Input Specification:
Each input file contains one test case. For each case, the first line gives a positive integer N (≤100) which is the total number of nodes in the tree. The next N lines each contains the left and the right children of a node in the format left_index right_index
, provided that the nodes are numbered from 0 to N−1, and 0 is always the root. If one child is missing, then −1 will represent the NULL child pointer. Finally N distinct integer keys are given in the last line.
Output Specification:
For each test case, print in one line the level order traversal sequence of that tree. All the numbers must be separated by a space, with no extra space at the end of the line.
Sample Input:
9
1 6
2 3
-1 -1
-1 4
5 -1
-1 -1
7 -1
-1 8
-1 -1
73 45 11 58 82 25 67 38 42
Sample Output:
58 25 82 11 38 67 45 73 42
题意:给你一棵二叉树的结构(n个结点),然后给你n个数,把树填进二叉树中,构成一棵二叉排序树。

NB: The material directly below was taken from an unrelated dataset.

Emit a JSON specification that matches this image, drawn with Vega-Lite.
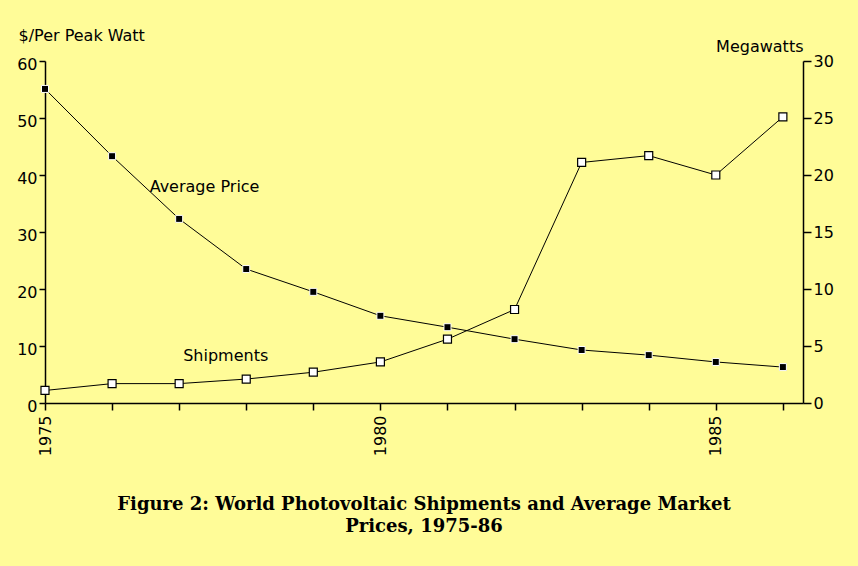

思路:二叉排序树的中序遍历为递增序列,把二叉树结构建好后,输出中序遍历节点下标,然后再把给定的n个数递增排序。用一个数组来记录下标(0-N-1)与数的对应关系,然后再把二叉树结构层序遍历,并按下标顺序输出对应的数,既为结果。
#include<iostream>
#include<vector>
#include<queue>
#include<algorithm>
using namespace std;
struct node
{
int data;
node * lchild;
node * rchild;
};
int n;
vector<vector<int> > vec;
vector<int> in_order_num(n);
vector<int> in_num(n);
node * creat_tree(int start){
if(start == -1){
return NULL;
}
node * root = new node();
root -> data = start;
root -> lchild = creat_tree(vec[start][0]);
root -> rchild = creat_tree(vec[start][1]);
return root;
}
int q = 0;
void in_order(node * t){
if(t == NULL){
return;
}
in_order(t -> lchild);
in_order_num[t -> data] = in_num[q];
q++;
in_order(t -> rchild);
}
void level_order(node *t){
queue<node *> que;
que.push(t);
while (!que.empty())
{
printf("%s%d",que.front() == t ? "" : " ", in_order_num[que.front() -> data]);
if(que.front() -> lchild != NULL){
que.push(que.front() -> lchild);
}
if(que.front() -> rchild != NULL){
que.push(que.front() -> rchild);
}
que.pop();
}
}
int main(){
cin >> n;
vec.resize(n);
in_order_num.resize(n);
in_num.resize(n);
for(int i = 0; i < n; i++){
int l, r;
scanf("%d %d", &l, &r);
vec[i].push_back(l);
vec[i].push_back(r);
}
for(int i = 0; i < n; i++){
scanf("%d", &in_num[i]);
}
sort(in_num.begin(), in_num.end());
node * tree = creat_tree(0);
in_order(tree);
level_order(tree);
return 0;
}